Celebrate National Rural Health Day

November 21, 2019

Today, November 21, is National Rural Health Day! To celebrate, we wanted to explore the history of rural health across the country, in Iowa, and how community health centers operate and serve these areas today.

To start, most of America is defined as rural by the United States Census Bureau; nearly 97% of the country’s land area is in rural counties. However, only 60 million people, roughly 19.3% of the population, live in these rural areas. It was in the 1920 Census that more than 50% of the population (51.2%) reported living in an urban area. That trend has only accelerated and is true across the country.

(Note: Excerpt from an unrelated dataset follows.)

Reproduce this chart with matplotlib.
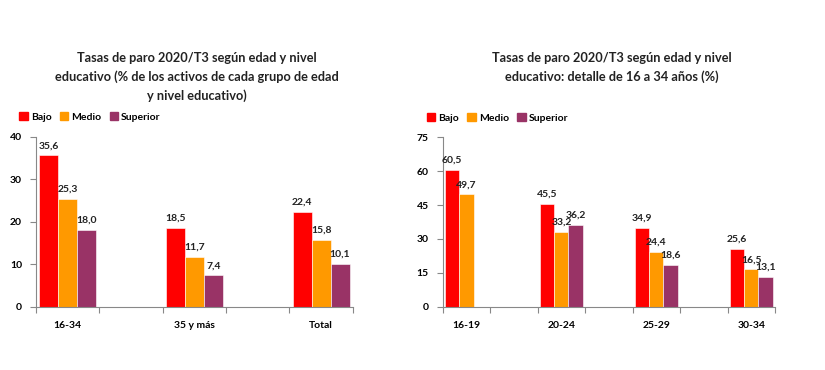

Much is made of the economic condition of small, rural towns, but how is their health? As it turns out, rural Americans are beset by multiple conditions that all foster and compound poor health. Adults living in rural areas tend to be older, sicker, and poorer than their urban counterparts. There are higher rates of risk factors like smoking and obesity, and higher rates of chronic conditions like diabetes. More than 50% of rural counties have no hospital-based obstetric services. More than 2,000 rural communities have only one pharmacist; for many, that pharmacist is the only local healthcare provider. To add to this, more than 113 rural hospitals have closed since 2010, leaving their surrounding communities without health services and a large employer.

Faced with these developments, community health centers have been filling gaps in care since 1965. Federally mandated to accept everyone, regardless of ability to pay or insurance status, community health centers practice an integrated care model at all their locations. Patients can walk into a health center and receive medical, dental, and behavioral health care, often in the same location. Further, health centers provide enabling services, like transportation, translation, and referrals to social services, to reduce barriers to care and improve life outside of the health center. This model has made health centers one of the most cost-effective options available; they save the U.S. healthcare system $28 billion annually and cost 27% less than other providers in Iowa.

More than 216,000 patients visited one of the 85 delivery sites in Iowa in 2018, and the number of patients and visits continues to rise. To meet this demand, health centers have been expanding by adding more sites and hiring local providers to care for the community. They are exploring novel approaches like telehealth and unique partnerships with local partners to continue to increase access to care. Together with their community partners, health centers are working to meet the unique challenges rural Iowans face when accessing healthcare services.